## BEGIN SUPPLIED DATA
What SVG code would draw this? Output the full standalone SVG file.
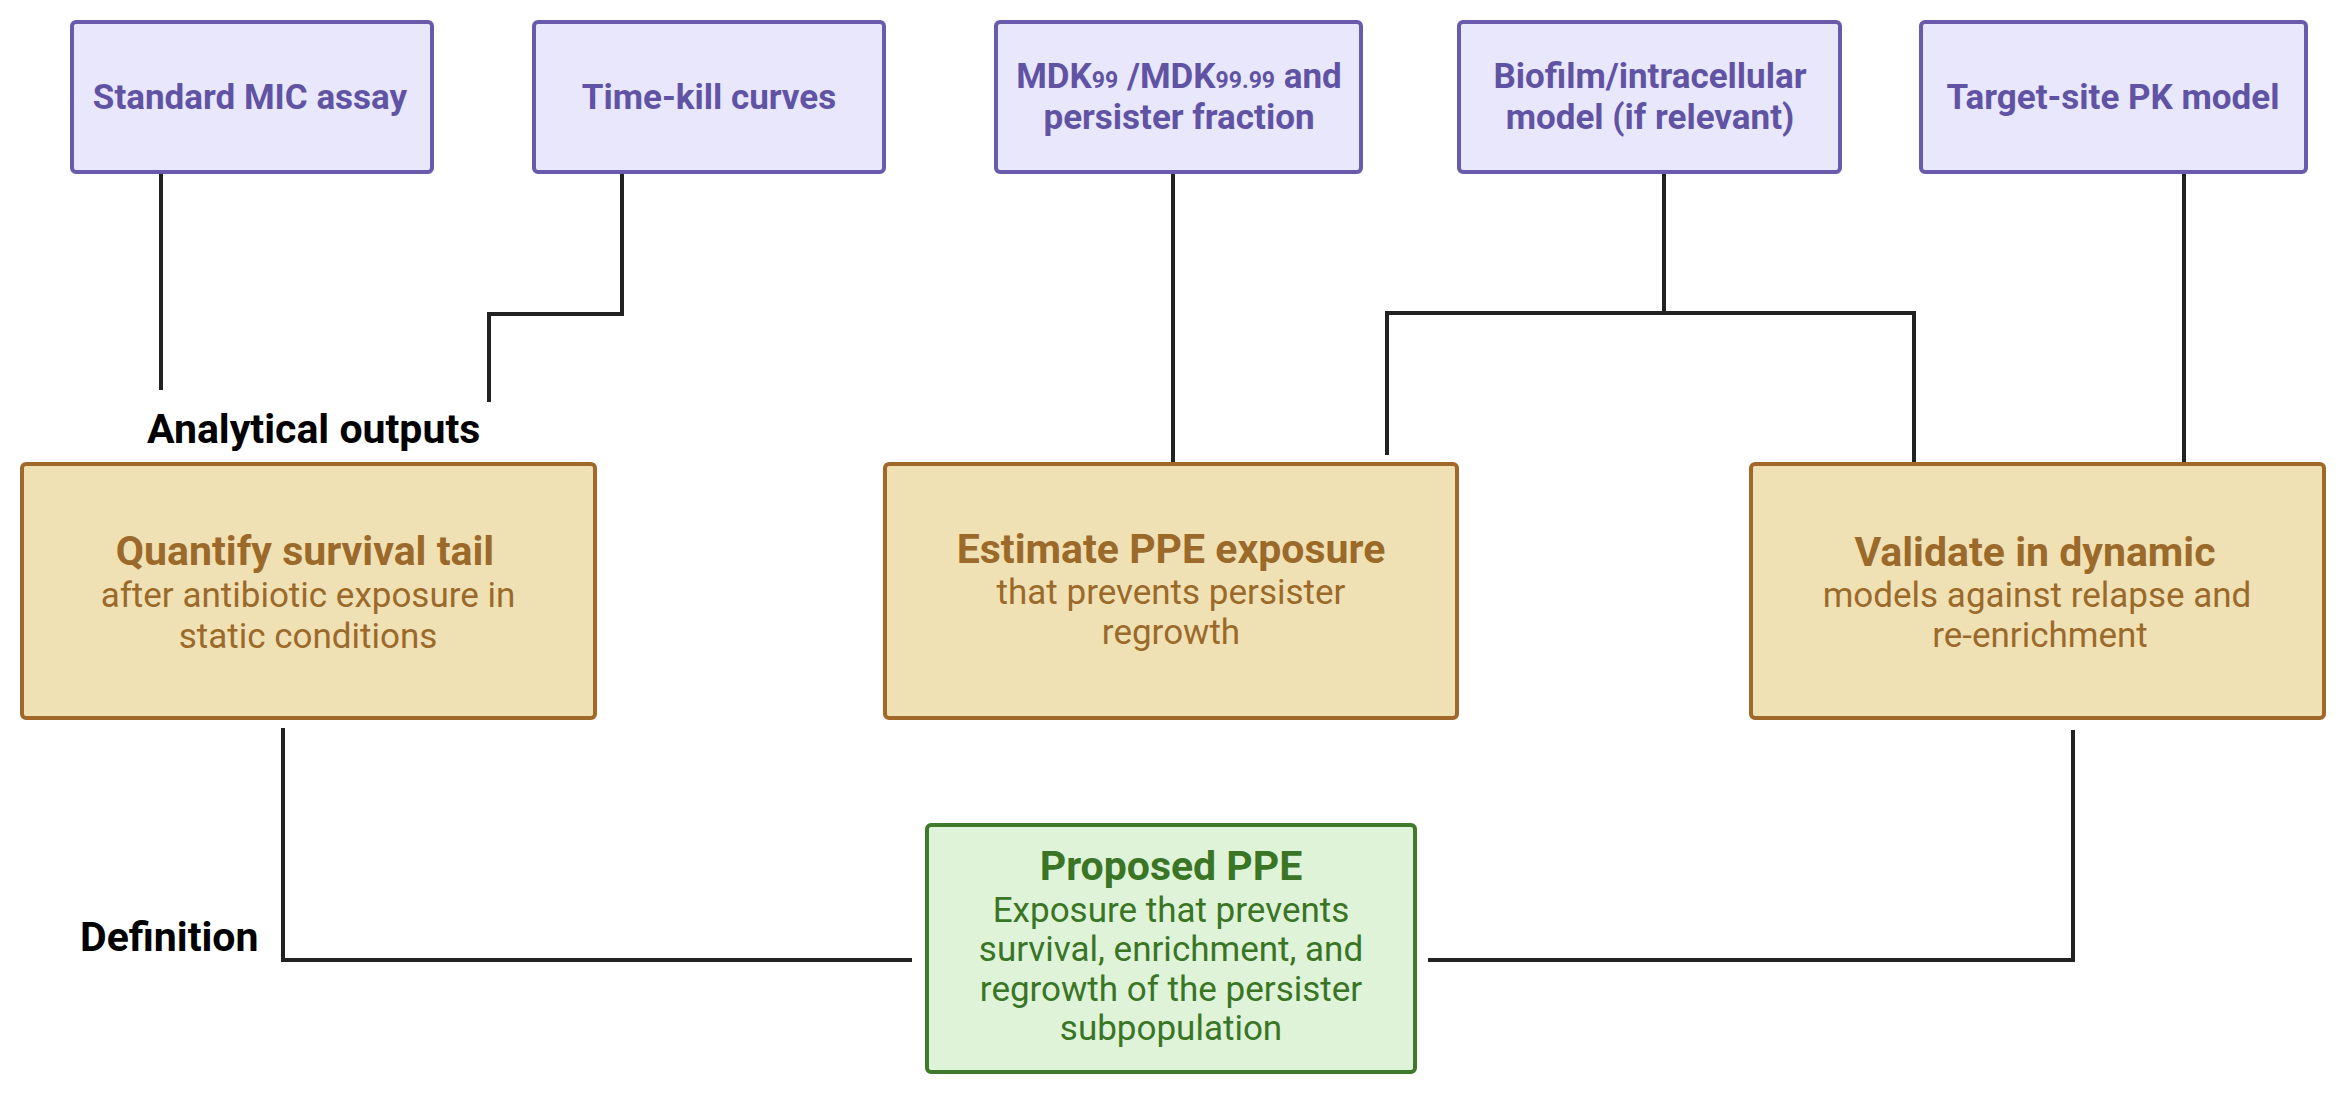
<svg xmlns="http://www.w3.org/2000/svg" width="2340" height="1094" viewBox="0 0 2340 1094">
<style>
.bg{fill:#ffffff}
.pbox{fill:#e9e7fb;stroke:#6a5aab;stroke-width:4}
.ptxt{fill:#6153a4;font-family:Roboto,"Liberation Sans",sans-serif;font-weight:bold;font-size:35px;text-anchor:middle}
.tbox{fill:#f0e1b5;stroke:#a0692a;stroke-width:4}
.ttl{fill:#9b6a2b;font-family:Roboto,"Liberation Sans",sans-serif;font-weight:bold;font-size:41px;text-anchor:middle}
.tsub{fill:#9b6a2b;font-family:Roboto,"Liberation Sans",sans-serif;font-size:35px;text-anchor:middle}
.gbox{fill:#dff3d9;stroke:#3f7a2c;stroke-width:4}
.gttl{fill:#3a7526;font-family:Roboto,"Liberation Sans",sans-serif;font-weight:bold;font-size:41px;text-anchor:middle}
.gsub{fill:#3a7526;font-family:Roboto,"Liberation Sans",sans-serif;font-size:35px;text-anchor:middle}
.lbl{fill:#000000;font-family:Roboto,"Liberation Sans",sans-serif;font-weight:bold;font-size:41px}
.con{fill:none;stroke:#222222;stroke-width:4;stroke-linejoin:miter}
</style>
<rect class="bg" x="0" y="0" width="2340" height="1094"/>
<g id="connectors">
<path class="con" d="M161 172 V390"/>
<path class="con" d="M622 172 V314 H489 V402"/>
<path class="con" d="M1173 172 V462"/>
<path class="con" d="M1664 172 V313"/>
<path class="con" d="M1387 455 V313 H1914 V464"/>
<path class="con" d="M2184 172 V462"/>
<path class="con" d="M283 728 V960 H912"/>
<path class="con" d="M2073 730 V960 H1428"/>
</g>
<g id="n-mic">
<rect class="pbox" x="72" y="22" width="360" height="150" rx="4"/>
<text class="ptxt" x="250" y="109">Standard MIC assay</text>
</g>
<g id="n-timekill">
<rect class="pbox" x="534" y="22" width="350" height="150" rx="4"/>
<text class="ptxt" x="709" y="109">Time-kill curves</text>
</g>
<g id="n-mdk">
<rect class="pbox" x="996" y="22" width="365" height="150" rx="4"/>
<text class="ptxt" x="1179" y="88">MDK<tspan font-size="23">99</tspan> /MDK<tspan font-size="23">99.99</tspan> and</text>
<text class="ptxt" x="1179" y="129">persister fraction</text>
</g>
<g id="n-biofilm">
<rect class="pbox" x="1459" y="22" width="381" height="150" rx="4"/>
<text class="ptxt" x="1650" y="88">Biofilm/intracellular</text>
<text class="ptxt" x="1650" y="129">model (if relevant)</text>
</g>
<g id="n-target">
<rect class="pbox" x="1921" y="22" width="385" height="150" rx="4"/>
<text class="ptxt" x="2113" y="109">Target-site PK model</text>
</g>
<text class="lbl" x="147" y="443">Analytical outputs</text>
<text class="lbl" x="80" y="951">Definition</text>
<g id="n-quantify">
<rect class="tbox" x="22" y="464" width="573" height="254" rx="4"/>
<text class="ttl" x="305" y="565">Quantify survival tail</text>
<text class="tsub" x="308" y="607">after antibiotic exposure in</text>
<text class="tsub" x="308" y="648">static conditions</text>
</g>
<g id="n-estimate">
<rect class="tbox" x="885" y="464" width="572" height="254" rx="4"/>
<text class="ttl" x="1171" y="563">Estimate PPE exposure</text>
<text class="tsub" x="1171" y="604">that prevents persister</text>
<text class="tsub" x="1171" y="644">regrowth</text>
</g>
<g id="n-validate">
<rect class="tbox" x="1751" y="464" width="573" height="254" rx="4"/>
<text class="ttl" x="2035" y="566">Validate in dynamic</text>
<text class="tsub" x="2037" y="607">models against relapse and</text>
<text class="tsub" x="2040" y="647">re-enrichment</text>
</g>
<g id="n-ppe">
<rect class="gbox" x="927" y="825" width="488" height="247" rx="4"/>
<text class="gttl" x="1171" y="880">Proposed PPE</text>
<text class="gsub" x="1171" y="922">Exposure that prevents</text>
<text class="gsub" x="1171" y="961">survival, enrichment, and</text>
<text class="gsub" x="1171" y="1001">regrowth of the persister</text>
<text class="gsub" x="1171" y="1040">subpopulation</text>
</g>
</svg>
## END SUPPLIED DATA
- **EXERCISE REQUIREMENTS**
Copy the listing over exactly, skipping the pictures it holds.

- **THE OUTPUT**
What SVG code would draw this? Output the full standalone SVG file.
<svg xmlns="http://www.w3.org/2000/svg" width="2340" height="1094" viewBox="0 0 2340 1094">
<style>
.bg{fill:#ffffff}
.pbox{fill:#e9e7fb;stroke:#6a5aab;stroke-width:4}
.ptxt{fill:#6153a4;font-family:Roboto,"Liberation Sans",sans-serif;font-weight:bold;font-size:35px;text-anchor:middle}
.tbox{fill:#f0e1b5;stroke:#a0692a;stroke-width:4}
.ttl{fill:#9b6a2b;font-family:Roboto,"Liberation Sans",sans-serif;font-weight:bold;font-size:41px;text-anchor:middle}
.tsub{fill:#9b6a2b;font-family:Roboto,"Liberation Sans",sans-serif;font-size:35px;text-anchor:middle}
.gbox{fill:#dff3d9;stroke:#3f7a2c;stroke-width:4}
.gttl{fill:#3a7526;font-family:Roboto,"Liberation Sans",sans-serif;font-weight:bold;font-size:41px;text-anchor:middle}
.gsub{fill:#3a7526;font-family:Roboto,"Liberation Sans",sans-serif;font-size:35px;text-anchor:middle}
.lbl{fill:#000000;font-family:Roboto,"Liberation Sans",sans-serif;font-weight:bold;font-size:41px}
.con{fill:none;stroke:#222222;stroke-width:4;stroke-linejoin:miter}
</style>
<rect class="bg" x="0" y="0" width="2340" height="1094"/>
<g id="connectors">
<path class="con" d="M161 172 V390"/>
<path class="con" d="M622 172 V314 H489 V402"/>
<path class="con" d="M1173 172 V462"/>
<path class="con" d="M1664 172 V313"/>
<path class="con" d="M1387 455 V313 H1914 V464"/>
<path class="con" d="M2184 172 V462"/>
<path class="con" d="M283 728 V960 H912"/>
<path class="con" d="M2073 730 V960 H1428"/>
</g>
<g id="n-mic">
<rect class="pbox" x="72" y="22" width="360" height="150" rx="4"/>
<text class="ptxt" x="250" y="109">Standard MIC assay</text>
</g>
<g id="n-timekill">
<rect class="pbox" x="534" y="22" width="350" height="150" rx="4"/>
<text class="ptxt" x="709" y="109">Time-kill curves</text>
</g>
<g id="n-mdk">
<rect class="pbox" x="996" y="22" width="365" height="150" rx="4"/>
<text class="ptxt" x="1179" y="88">MDK<tspan font-size="23">99</tspan> /MDK<tspan font-size="23">99.99</tspan> and</text>
<text class="ptxt" x="1179" y="129">persister fraction</text>
</g>
<g id="n-biofilm">
<rect class="pbox" x="1459" y="22" width="381" height="150" rx="4"/>
<text class="ptxt" x="1650" y="88">Biofilm/intracellular</text>
<text class="ptxt" x="1650" y="129">model (if relevant)</text>
</g>
<g id="n-target">
<rect class="pbox" x="1921" y="22" width="385" height="150" rx="4"/>
<text class="ptxt" x="2113" y="109">Target-site PK model</text>
</g>
<text class="lbl" x="147" y="443">Analytical outputs</text>
<text class="lbl" x="80" y="951">Definition</text>
<g id="n-quantify">
<rect class="tbox" x="22" y="464" width="573" height="254" rx="4"/>
<text class="ttl" x="305" y="565">Quantify survival tail</text>
<text class="tsub" x="308" y="607">after antibiotic exposure in</text>
<text class="tsub" x="308" y="648">static conditions</text>
</g>
<g id="n-estimate">
<rect class="tbox" x="885" y="464" width="572" height="254" rx="4"/>
<text class="ttl" x="1171" y="563">Estimate PPE exposure</text>
<text class="tsub" x="1171" y="604">that prevents persister</text>
<text class="tsub" x="1171" y="644">regrowth</text>
</g>
<g id="n-validate">
<rect class="tbox" x="1751" y="464" width="573" height="254" rx="4"/>
<text class="ttl" x="2035" y="566">Validate in dynamic</text>
<text class="tsub" x="2037" y="607">models against relapse and</text>
<text class="tsub" x="2040" y="647">re-enrichment</text>
</g>
<g id="n-ppe">
<rect class="gbox" x="927" y="825" width="488" height="247" rx="4"/>
<text class="gttl" x="1171" y="880">Proposed PPE</text>
<text class="gsub" x="1171" y="922">Exposure that prevents</text>
<text class="gsub" x="1171" y="961">survival, enrichment, and</text>
<text class="gsub" x="1171" y="1001">regrowth of the persister</text>
<text class="gsub" x="1171" y="1040">subpopulation</text>
</g>
</svg>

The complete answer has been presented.